Wet Weather Advice

39 flood warnings from the Met Office

15 June 2007

With 39 flood warnings from the Met Office in force and more heavy rain forecast for this evening and tomorrow, the AA is advising motorists to be wary of flood water and only drive as fast as conditions allow.

The UK's biggest breakdown provider attended around 20 per cent more breakdowns than normal today – many weather-related – with the busiest regions being East Midlands, North West and Yorkshire.

Adam Ashmore, AA patrol of the year, says: "All drivers, including those with local knowledge, can be caught out during heavy downpours, as even the most modern road surface is still susceptible to standing water. This creates a potential aquaplaning hazard as well as significantly reducing visibility. Drivers should take it easy and if the steering does become unresponsive due to the rain, ease off the accelerator and slow down gradually. "

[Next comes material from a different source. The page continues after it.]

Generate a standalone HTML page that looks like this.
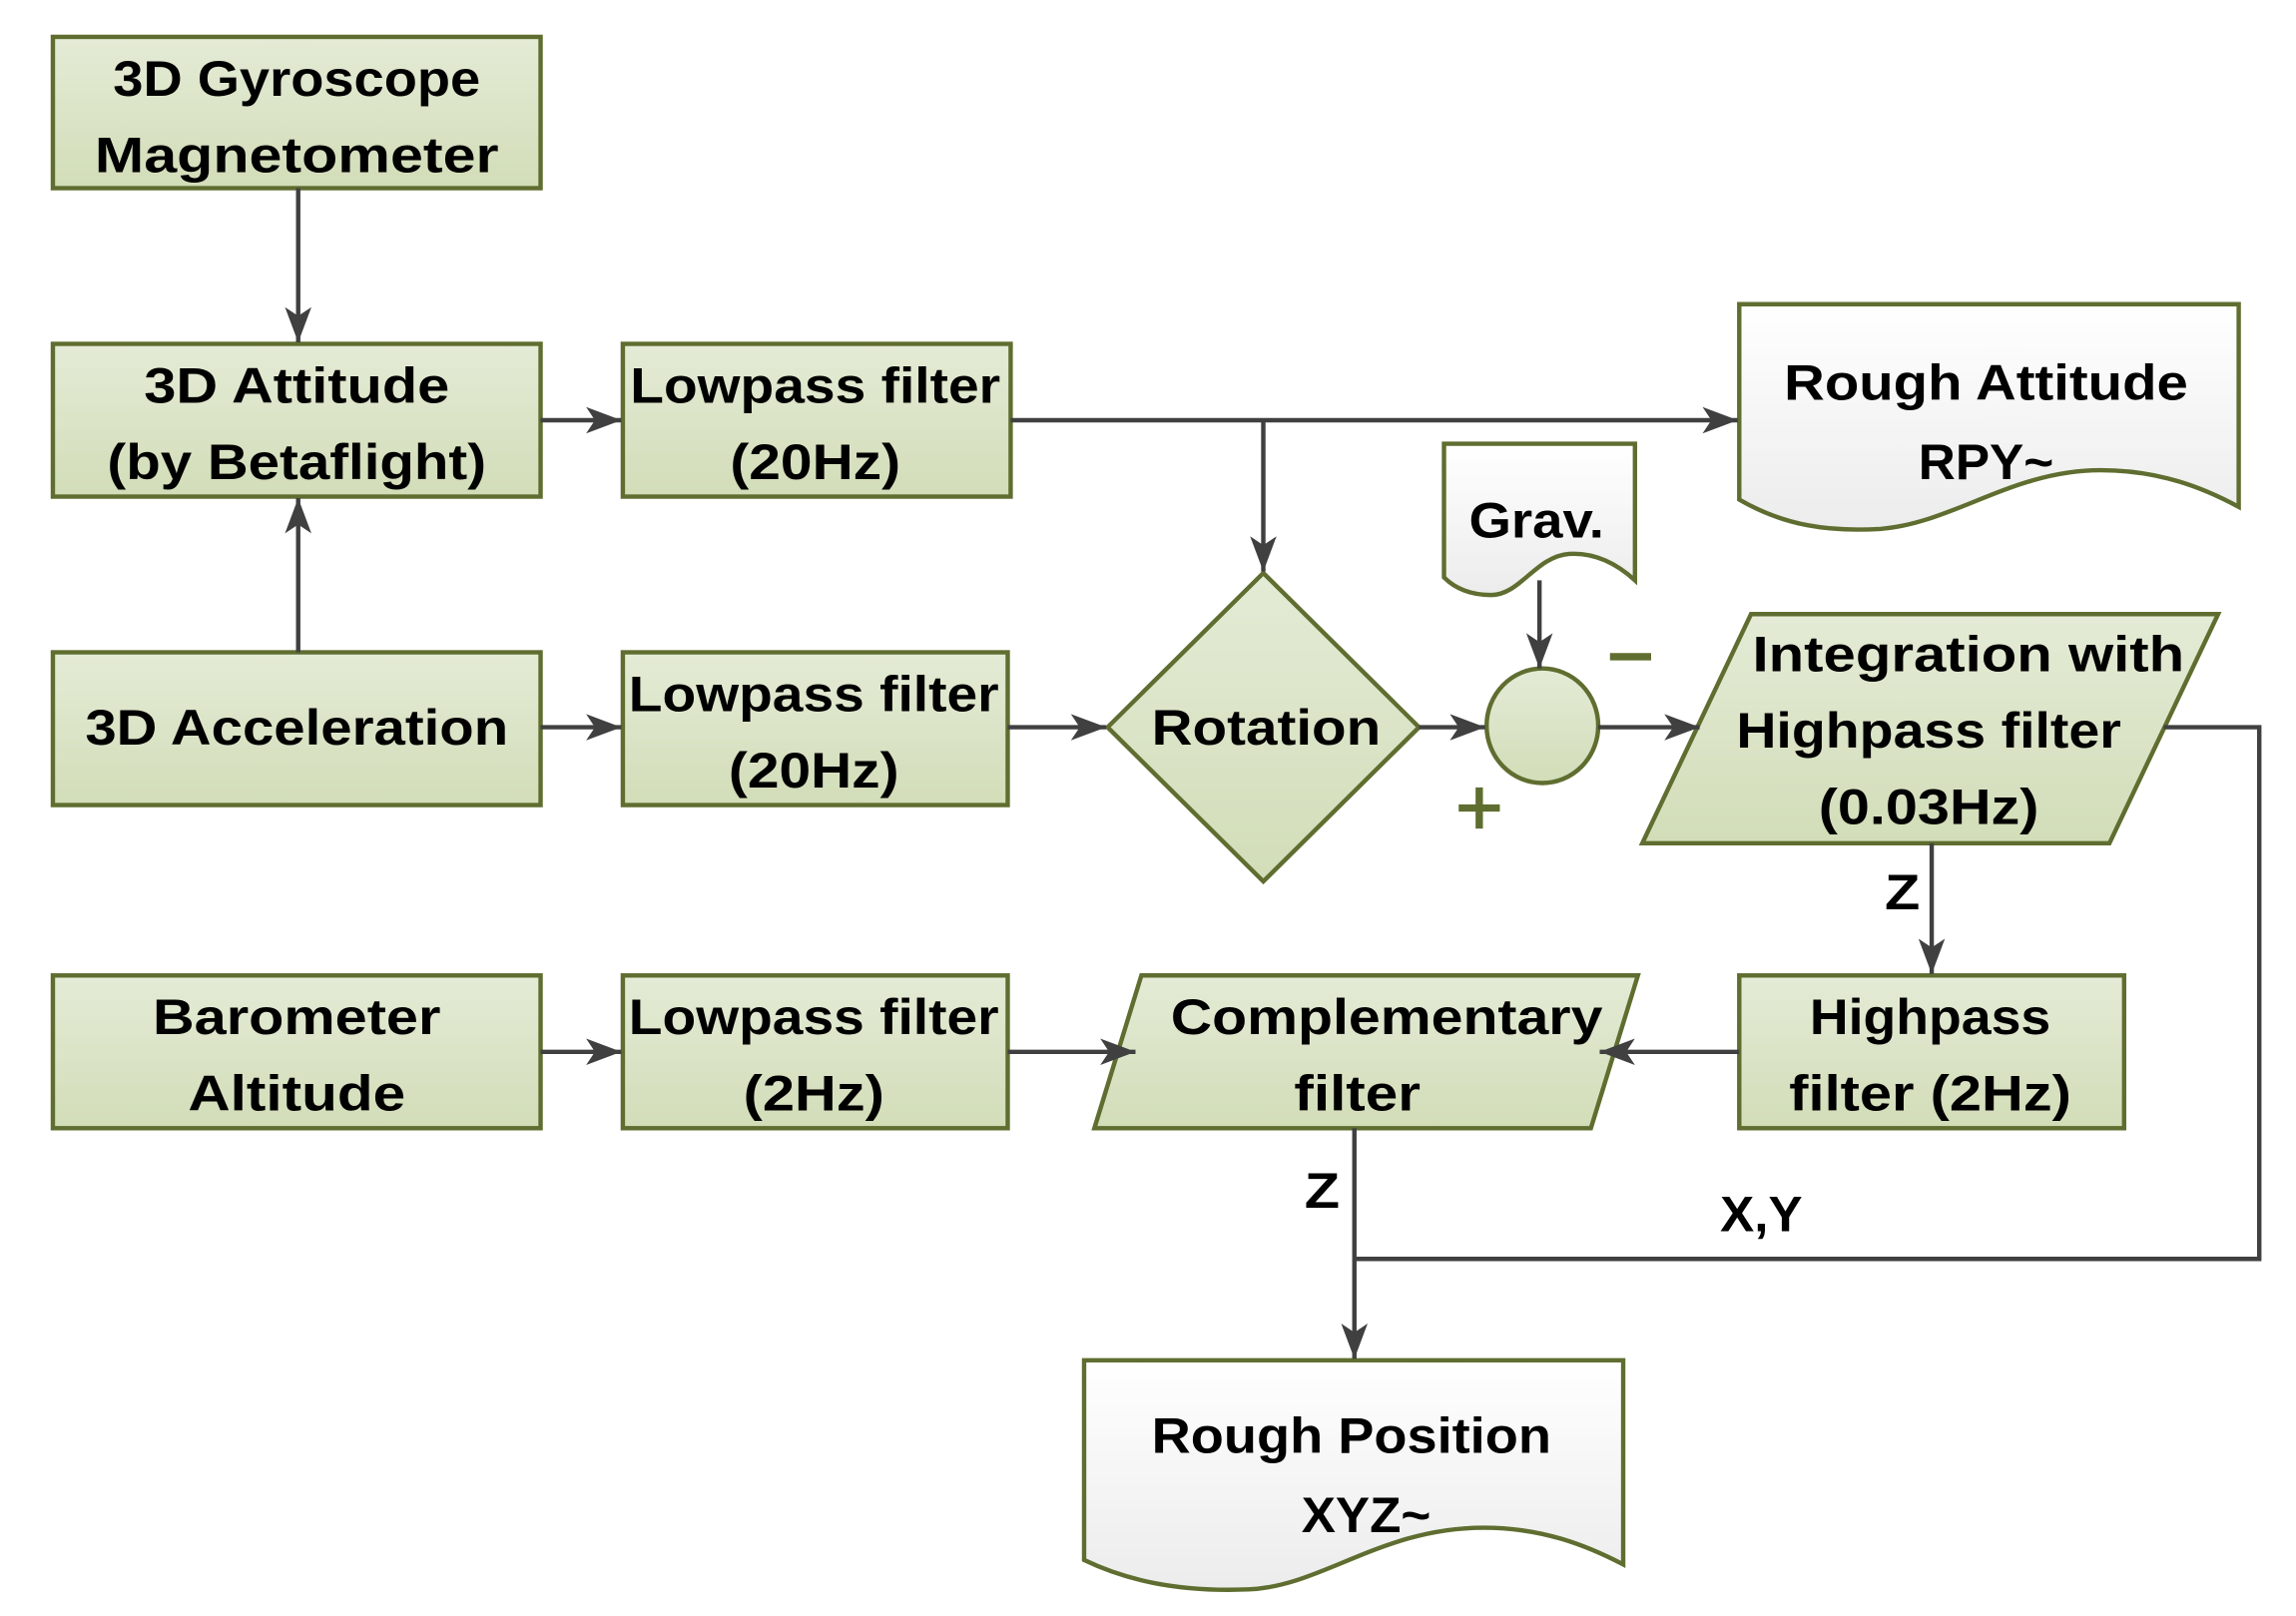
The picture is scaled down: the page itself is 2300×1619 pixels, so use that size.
<!DOCTYPE html>
<html><head><meta charset="utf-8"><style>html,body{margin:0;padding:0;background:#fff}svg{display:block}</style></head><body>
<svg width="2300" height="1619" viewBox="0 0 1563 1100" xmlns="http://www.w3.org/2000/svg">
<defs>
<linearGradient id="g" x1="0" y1="0" x2="0" y2="1"><stop offset="0" stop-color="#e4ebd6"/><stop offset="1" stop-color="#d2ddb8"/></linearGradient>
<linearGradient id="w" x1="0" y1="0" x2="0" y2="1"><stop offset="0" stop-color="#ffffff"/><stop offset="1" stop-color="#ececec"/></linearGradient>
<marker id="a" viewBox="0 0 20 20" refX="20" refY="10" markerWidth="24" markerHeight="24" markerUnits="userSpaceOnUse" orient="auto"><path d="M0,2.5 L20,10 L0,17.5 L5,10 Z" fill="#404040"/></marker>
</defs>
<g fill="url(#g)" stroke="#5f6e30" stroke-width="3">
<rect x="36" y="25" width="332" height="103"/>
<rect x="36" y="234" width="332" height="104"/>
<rect x="36" y="444" width="332" height="104"/>
<rect x="36" y="664" width="332" height="104"/>
<rect x="424" y="234" width="264" height="104"/>
<rect x="424" y="444" width="262" height="104"/>
<rect x="424" y="664" width="262" height="104"/>
<rect x="1184" y="664" width="262" height="104"/>
<path d="M860,390 L966,495 L860,600 L754,495 Z"/>
<ellipse cx="1050" cy="494" rx="38" ry="39"/>
<path d="M1192,418 H1510 L1436,574 H1118 Z"/>
<path d="M777,664 H1115 L1083,768 H745 Z"/>
</g>
<g fill="url(#w)" stroke="#5f6e30" stroke-width="3">
<path d="M1184,207 H1524 V345 C1500,332 1470,320 1430,320 C1370,320 1330,356 1280,360 C1245,362 1215,358 1184,340 Z"/>
<path d="M983,302 H1113 V395 C1100,383 1085,376 1068,377 C1045,379 1035,405 1015,405 C1000,405 990,400 983,393 Z"/>
<path d="M738,926 H1105 V1065 C1080,1052 1050,1040 1010,1040 C940,1040 900,1080 850,1082 C800,1084 765,1075 738,1062 Z"/>
</g>
<g fill="none" stroke="#404040" stroke-width="3">
<path d="M203,128 V233" marker-end="url(#a)"/>
<path d="M203,444 V339" marker-end="url(#a)"/>
<path d="M368,286 H423" marker-end="url(#a)"/>
<path d="M688,286 H1183" marker-end="url(#a)"/>
<path d="M860,286 V389" marker-end="url(#a)"/>
<path d="M368,495 H423" marker-end="url(#a)"/>
<path d="M686,495 H753" marker-end="url(#a)"/>
<path d="M966,495 H1011" marker-end="url(#a)"/>
<path d="M1088,495 H1157" marker-end="url(#a)"/>
<path d="M1048,395 V455" marker-end="url(#a)"/>
<path d="M1473,495 H1538 V857 H922"/>
<path d="M1315,574 V663" marker-end="url(#a)"/>
<path d="M1184,716 H1089" marker-end="url(#a)"/>
<path d="M368,716 H423" marker-end="url(#a)"/>
<path d="M686,716 H773" marker-end="url(#a)"/>
<path d="M922,768 V925" marker-end="url(#a)"/>
</g>
<g font-family="Liberation Sans, sans-serif" font-weight="bold" font-size="34" fill="#000" text-anchor="middle">
<text x="202" y="65" textLength="250" lengthAdjust="spacingAndGlyphs">3D Gyroscope</text>
<text x="202" y="117" textLength="275" lengthAdjust="spacingAndGlyphs">Magnetometer</text>
<text x="202" y="274" textLength="208" lengthAdjust="spacingAndGlyphs">3D Attitude</text>
<text x="202" y="326" textLength="258" lengthAdjust="spacingAndGlyphs">(by Betaflight)</text>
<text x="202" y="507" textLength="288" lengthAdjust="spacingAndGlyphs">3D Acceleration</text>
<text x="202" y="704" textLength="196" lengthAdjust="spacingAndGlyphs">Barometer</text>
<text x="202" y="756" textLength="148" lengthAdjust="spacingAndGlyphs">Altitude</text>
<text x="555" y="274" textLength="252" lengthAdjust="spacingAndGlyphs">Lowpass filter</text>
<text x="555" y="326" textLength="116" lengthAdjust="spacingAndGlyphs">(20Hz)</text>
<text x="554" y="484" textLength="252" lengthAdjust="spacingAndGlyphs">Lowpass filter</text>
<text x="554" y="536" textLength="116" lengthAdjust="spacingAndGlyphs">(20Hz)</text>
<text x="554" y="704" textLength="252" lengthAdjust="spacingAndGlyphs">Lowpass filter</text>
<text x="554" y="756" textLength="96" lengthAdjust="spacingAndGlyphs">(2Hz)</text>
<text x="862" y="507" textLength="156" lengthAdjust="spacingAndGlyphs">Rotation</text>
<text x="1046" y="366" textLength="92" lengthAdjust="spacingAndGlyphs">Grav.</text>
<text x="1352" y="272" textLength="275" lengthAdjust="spacingAndGlyphs">Rough Attitude</text>
<text x="1352" y="326" textLength="92" lengthAdjust="spacingAndGlyphs">RPY~</text>
<text x="1340" y="457" textLength="294" lengthAdjust="spacingAndGlyphs">Integration with</text>
<text x="1313" y="509" textLength="262" lengthAdjust="spacingAndGlyphs">Highpass filter</text>
<text x="1313" y="561" textLength="150" lengthAdjust="spacingAndGlyphs">(0.03Hz)</text>
<text x="1314" y="704" textLength="164" lengthAdjust="spacingAndGlyphs">Highpass</text>
<text x="1314" y="756" textLength="192" lengthAdjust="spacingAndGlyphs">filter (2Hz)</text>
<text x="944" y="704" textLength="294" lengthAdjust="spacingAndGlyphs">Complementary</text>
<text x="924" y="756" textLength="86" lengthAdjust="spacingAndGlyphs">filter</text>
<text x="920" y="989" textLength="272" lengthAdjust="spacingAndGlyphs">Rough Position</text>
<text x="930" y="1043" textLength="88" lengthAdjust="spacingAndGlyphs">XYZ~</text>
<text x="1295" y="619" textLength="24" lengthAdjust="spacingAndGlyphs">Z</text>
<text x="900" y="822" textLength="24" lengthAdjust="spacingAndGlyphs">Z</text>
<text x="1199" y="838" textLength="56" lengthAdjust="spacingAndGlyphs">X,Y</text>
</g>
<g stroke="#5f6e30" stroke-width="5">
<path d="M1096,447 H1124"/>
<path d="M993,550 H1021 M1007,536 V564"/>
</g>
</svg>
</body></html>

"If drivers come across flood water, they should only attempt to drive through if they know how deep it is and maintain a steady, slow speed to avoid creating a bow wave. It can take just an egg cupful of water in the combustion chamber to wreck an engine. Water doesn't compress and the piston in effect hits a wall, bending or breaking a con rod and possibly shattering the engine block."

Adam continues: "If you're unlucky enough to break down in heavy rain, don't prop the bonnet open while you wait for the patrol to arrive – the engine will be more difficult to start again if the electrics are all rain-soaked. Instead, pull over to a safe and visible place and wait for help to arrive."

Prepare for rain

The AA is reminding motorists to ensure they are prepared for wet weather:

  • Check your windscreen wipers before setting off, and replace if necessary - a demonstration is available on one of the AA Patrol Podcasts
  • Double the distance you leave between your car and the car in front of you, as stopping distances are increased by wet roads.
  • If steering becomes unresponsive due to the rain, ease off the accelerator and slow down gradually.
  • Only drive through water if you know how deep it is – and drive slowly and steadily to avoid creating a bow wave.
  • Driving fast through standing water is dangerous – tyres lose contact with the road and you lose steering control – and can cause expensive damage to the engine.
  • It's also inconsiderate – you could face a fine and up to nine penalty points if police think you were driving without reasonable consideration to other road users.